Thursday, August 16

Half of Canada lacks clout in cabinet

Female representation stuck at 22 per cent

Women have not gained clout or numbers in Prime Minister Stephen Harper's cabinet and some critics are saying that women were the big losers in this shuffle.

The 32-member cabinet has seven women – the same 22 per cent ratio that Harper had in his past two cabinets. Women accounted for between 24 and 28 per cent of the Liberal cabinets in the years immediately preceding the Conservatives coming to power in 2006.

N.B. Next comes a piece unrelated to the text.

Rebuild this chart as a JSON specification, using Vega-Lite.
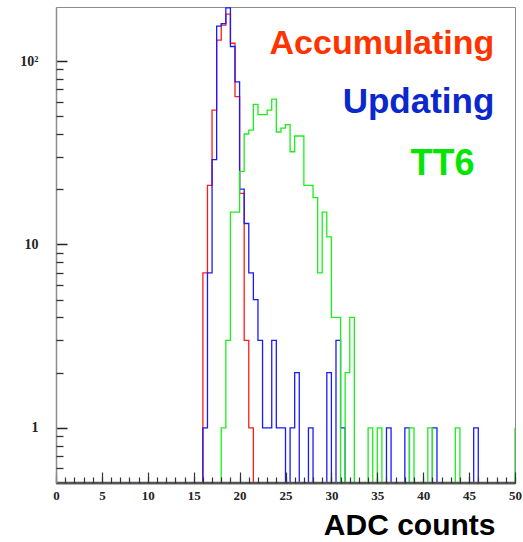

Moreover, there are virtually no women in the frontline ministries and none in charge of the areas that Harper identified as priorities for his government, such as crime, the economy, Canadian sovereignty and the environment. In the last cabinet shuffle, Rona Ambrose was shuffled out of the environment post and replaced by John Baird.

She says while Harper is keeping women's numbers down and putting them in "pink portfolios," Liberal Leader Stéphane Dion is on track to have one-third of his candidates be women in the next election and has vowed that they'll have the same representation in any future Liberal cabinet

LINK: TorStar


Julian Benson said...

Now at the risk of being labelled a chauvinist (I hope I'm not), it seems to me that the number of women in Stephen Harper's cabinet is superficial. After all, even if women had a majority in the Conservative, or even a Liberal, cabinet they are still going to be putting through the same measures that enforce and strengthen the socio-economic system that is the root cause of oppression against women in the first place.

It just strikes me as a sort of capitalist or bourgeois-feminism that advocates more women in oppressive and exploitative posts. Was Margret Thatcher a step forward for women kind? After all she was responsible for a major drop in the standards of living for millions of working class women (and men).

It's my opinion (just an opinion) that the exploitation of women stem directly from capitalism (see: A Conservative female cabinet minister represents the interests of your average working-class woman about as much as a Conservative male cabinet minister. I think this debate needs to be more focused on the class question at the root of female oppression rather than on cosmetic changes at the top of the system. As a socialist once said, "no socialism without women's liberation, no women's liberation without socialism."


Julian Benson
The Red Menace

Lucy said...

Julian, Women's oppressions consistently cuts accross class boundaries, but it expresses itself differently depending on the woman's economic situation. There is no guarantee that more women in power means that things will be any different; but then again, we have never seen that situation manifest itself. We still have no clue because women have never actually made up 50% of any Canadian or British government (to my knowledge, feel free to correct me if I'm wrong.)Remeber that Thatcher was still pandering to a cabinet dominated by conservative men, most of whom were looking to see her fail. They were placing bets on watching her 'feminine weakness' cloud her judgement. She was much more ruthless than most men in power because she had to prove that women could be ruthless, decisive and thus be 'good' conservative leaders.

There have been socialist revolutions, but for some reason, on the most part, women were still excluded from positions of power and decision making. Why do you think that is?